Esse da penumbra quer fazer o torcedor acreditar que está tudo bem porque a campanha é boa. E tem de tudo: tropa de choque para enaltecer a gestão do clube, guardiões nas redes sociais, bonecos que plantam textos ufanistas por encomenda e, agora, segundo muitas vozes, um ex-militante do ex-candidato eleito que supostamente virou (ou não) advogado do jogador que subitamente aciona o clube. Mesmo que nada disso seja verdade, o que é improvável, é fato que há muito tempo a ética passa longe do Flu Corporativo.

Excesso de coincidências.

É de se imaginar que um clube empobrecido e endividado como o Fluminense use a exploração de sua monocultura: negociar (barato) revelações na base para equilibrar as contas. O problema é que esse equilíbrio é impossível se as mesmas contas aumentam pela contratação de veteranos (caros) ou de “reforços” dos empresários de fé – taí o Felippe Uruboso que não nos deixa mentir.

O equilíbrio é impossível se o discurso do pagamento de salários se choca com uma tonelada de ações trabalhistas – não apenas as do passado.

Fora das quatro linhas, o que existe é a ENORME IMPRESSÃO de um teatro de gosto bastante duvidoso sobre o cotidiano do clube, para não dizer uma farsa parecida com aquela dos tempos de Seu Peter, que dizia ter uma “gestão exemplar” com tudo pago e equacionado, para depois todos sabermos o que aconteceu.

Não adianta coletivas intermináveis, notas em tom professoral que nada esclarecem ou “exclusivas” no blog de estimação, ou ainda no programa de TV do parceiro. A cada dia que passa, mais tricolores começam a questionar o modus operandi tricolor, focado na rifa de jovens sem retorno esportivo e financeiro adequados – os que ficam, depois saem e tchannnnnn: processam o clube por salários e complementos não quitados, quando a panfletagem dos guardiões diz justamente o contrário.

Não adianta a conversa fiada de apontar tricolores que “amam o clube acima de tudo”. Faz isso quem não se locupleta do Fluminense, seja por não ter salários astronômicos sem justificativa, seja por não ter outros benefícios desconhecidos, embora muito cochichados.

O Fluminense que a gente precisa torcer tem dois jogos muito importantes.
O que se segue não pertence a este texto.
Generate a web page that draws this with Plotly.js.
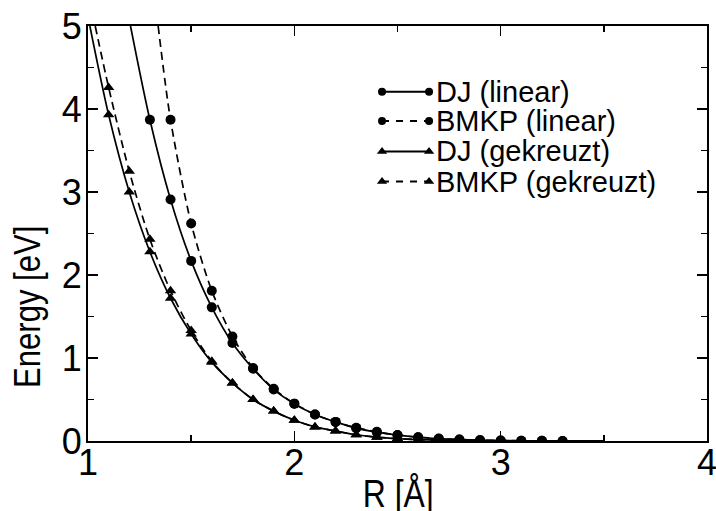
<!DOCTYPE html>
<html>
<head>
<meta charset="utf-8">
<script src="https://cdn.plot.ly/plotly-3.0.1.min.js"></script>
<style>html,body{margin:0;padding:0;background:#fff;}#chart{width:716px;height:511px;}</style>
</head>
<body>
<div id="chart"></div>
<script>
// ---- data ----
const SERIES_NAMES = ["DJ (linear)", "BMKP (linear)", "DJ (gekreuzt)", "BMKP (gekreuzt)"];

// marker points
const R_DJ_LIN = [1.3,1.4,1.5,1.6,1.7,1.8,1.9,2.0,2.1,2.2,2.3,2.4,2.5,2.6,2.7,2.8,2.9,3.0,3.1,3.2,3.3];
const E_DJ_LIN = [3.87,2.91,2.17,1.61,1.18,0.87,0.62,0.45,0.32,0.23,0.155,0.106,0.07,0.045,0.028,0.017,0.01,0.006,0.003,0.002,0.001];

const R_BMKP_LIN = [1.4,1.5,1.6,1.7,1.8,1.9,2.0,2.1,2.2,2.3,2.4,2.5,2.6,2.7,2.8,2.9,3.0,3.1,3.2,3.3];
const E_BMKP_LIN = [3.87,2.62,1.81,1.26,0.88,0.63,0.45,0.32,0.23,0.16,0.11,0.072,0.046,0.029,0.018,0.011,0.006,0.003,0.002,0.001];

const R_DJ_GEK = [1.1,1.2,1.3,1.4,1.5,1.6,1.7,1.8,1.9,2.0,2.1,2.2,2.3,2.4,2.5,2.6,2.7,2.8,2.9,3.0];
const E_DJ_GEK = [3.93,3.0,2.28,1.72,1.29,0.95,0.70,0.50,0.36,0.25,0.17,0.12,0.075,0.046,0.028,0.017,0.01,0.006,0.003,0.002];

const R_BMKP_GEK = [1.1,1.2,1.3,1.4,1.5,1.6,1.7,1.8,1.9,2.0,2.1,2.2,2.3,2.4,2.5,2.6,2.7,2.8,2.9,3.0];
const E_BMKP_GEK = [4.26,3.25,2.43,1.81,1.33,0.96,0.70,0.50,0.36,0.25,0.17,0.12,0.075,0.046,0.028,0.017,0.01,0.006,0.003,0.002];

// curve end points (where each line leaves the top, and where it ends)
const R_TOP = [1.206, 1.34, 1.009, 1.035];
const E_TOP = [5, 5, 5, 5];
const R_END = [3.5, 3.5, 3.5, 3.5];
const E_END = [0, 0, 0, 0];

const X_TICKS = [1,2,3,4];
const Y_TICKS = [0,1,2,3,4,5];
const X_TITLE = "R [Å]";
const Y_TITLE = "Energy [eV]";

// ---- styling ----
const DASHES = ["solid", "8px,5px", "solid", "8px,5px"];
const LEG_DASHES = ["solid", "7px,7px", "solid", "7px,7px"];
const SYMBOLS = ["circle", "circle", "triangle-up", "triangle-up"];
const MSIZE = [10, 10, 10, 10];
const LEG_MSIZE = [8, 8, 9, 9];
const TICKFONT = "Liberation Sans, Arial, sans-serif";
const TITLEFONT = "Liberation Sans, Arial, sans-serif";
const TITLE_SQUEEZE = 0.84; // titles in the reference use a narrow face

const MX = [R_DJ_LIN, R_BMKP_LIN, R_DJ_GEK, R_BMKP_GEK];
const MY = [E_DJ_LIN, E_BMKP_LIN, E_DJ_GEK, E_BMKP_GEK];

const traces = [];
for (let i = 0; i < 4; i++) {
  traces.push({
    x: [R_TOP[i]].concat(MX[i], [R_END[i]]),
    y: [E_TOP[i]].concat(MY[i], [E_END[i]]),
    mode: "lines", type: "scatter", showlegend: false, hoverinfo: "skip",
    line: {color: "#000", width: 1.7, dash: DASHES[i], shape: "spline", smoothing: 0.8}
  });
}
for (let i = 0; i < 4; i++) {
  traces.push({
    x: MX[i], y: MY[i], mode: "markers", type: "scatter", name: SERIES_NAMES[i], showlegend: false,
    marker: {symbol: SYMBOLS[i], size: MSIZE[i], color: "#000"}
  });
}
// legend glyphs in an invisible 0..1 overlay frame
const LEG_X = [0.475, 0.551];
const LEG_Y = [0.8417, 0.771, 0.6976, 0.6253];
const annotations = [];
for (let i = 0; i < 4; i++) {
  traces.push({
    x: LEG_X, y: [LEG_Y[i], LEG_Y[i]], xaxis: "x2", yaxis: "y2",
    mode: "lines+markers", type: "scatter", showlegend: false, hoverinfo: "skip",
    line: {color: "#000", width: 2, dash: LEG_DASHES[i]},
    marker: {symbol: SYMBOLS[i], size: LEG_MSIZE[i], color: "#000"}
  });
  annotations.push({
    xref: "paper", yref: "paper", x: 0.5633, y: LEG_Y[i], xanchor: "left", yanchor: "middle", xshift: -3,
    text: SERIES_NAMES[i], showarrow: false,
    font: {family: TICKFONT, size: 29, color: "#000"}
  });
}
annotations.push({
  xref: "paper", yref: "paper", x: 0, y: 0.323, xanchor: "right", yanchor: "middle", xshift: -38,
  text: Y_TITLE, textangle: -90, showarrow: false, name: "ytitle",
  font: {family: TITLEFONT, size: 37, color: "#000"}
});
annotations.push({
  xref: "paper", yref: "paper", x: 0.5, y: 0, xanchor: "center", yanchor: "top", yshift: -29,
  text: X_TITLE, showarrow: false, name: "xtitle",
  font: {family: TITLEFONT, size: 38, color: "#000"}
});

const axisCommon = {
  showgrid: false, zeroline: false, showline: true, linecolor: "#000", linewidth: 2,
  mirror: "ticks", ticks: "inside", ticklen: 10, tickwidth: 1.5, tickcolor: "#000",
  tickfont: {family: TICKFONT, size: 36, color: "#000"}, tickmode: "array",
  ticklabeloverflow: "allow"
};

const layout = {
  width: 716, height: 511,
  margin: {l: 88, r: 9, t: 26, b: 70, pad: 0},
  paper_bgcolor: "#fff", plot_bgcolor: "#fff",
  showlegend: false,
  xaxis: Object.assign({}, axisCommon, {
    range: [1, 4], tickvals: X_TICKS, ticktext: X_TICKS.map(String), ticklabelstandoff: -11,
    minor: {dtick: 0.5, tick0: 1, ticks: "inside", ticklen: 6, tickwidth: 1.5, tickcolor: "#000"}
  }),
  yaxis: Object.assign({}, axisCommon, {
    range: [0, 5], tickvals: Y_TICKS, ticktext: Y_TICKS.map(String), ticklabelstandoff: -3,
    minor: {dtick: 0.5, tick0: 0, ticks: "inside", ticklen: 6, tickwidth: 1.5, tickcolor: "#000"}
  }),
  xaxis2: {overlaying: "x", range: [0, 1], visible: false, fixedrange: true},
  yaxis2: {overlaying: "y", range: [0, 1], visible: false, fixedrange: true},
  annotations: annotations
};

function squeezeTitles(gd) {
  gd.querySelectorAll("text.annotation-text").forEach(function (t) {
    const s = t.textContent;
    if (s === X_TITLE || s === Y_TITLE) {
      const bb = t.getBBox();
      const cx = bb.x + bb.width / 2, cy = bb.y + bb.height / 2;
      const prev = t.getAttribute("transform") || "";
      t.setAttribute("transform", prev + " translate(" + cx + "," + cy + ") scale(" + TITLE_SQUEEZE + ",1) translate(" + (-cx) + "," + (-cy) + ")");
    }
  });
}

Plotly.newPlot("chart", traces, layout, {displayModeBar: false, staticPlot: true}).then(squeezeTitles);
</script>
</body>
</html>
Vamos com tudo. Já o Fluminense que a gente precisa desinfectar está muito, muito mal. Mal e tratando os torcedores como imbecis, como se fossem incapazes de perceber que a sucessão de acontecimentos estranhos é permanente.

Vamos torcer e acreditar no time, mas isso não quer dizer que a gente precise receber diploma de otário com tanta estranheza bem diante do nosso nariz. Viva a classificação, abaixo a alienação!

E, para os que acreditam que a torcida do Fluminense é toda feita de otários, fica uma velha máxima: quanto maior a altura, maior o tombo.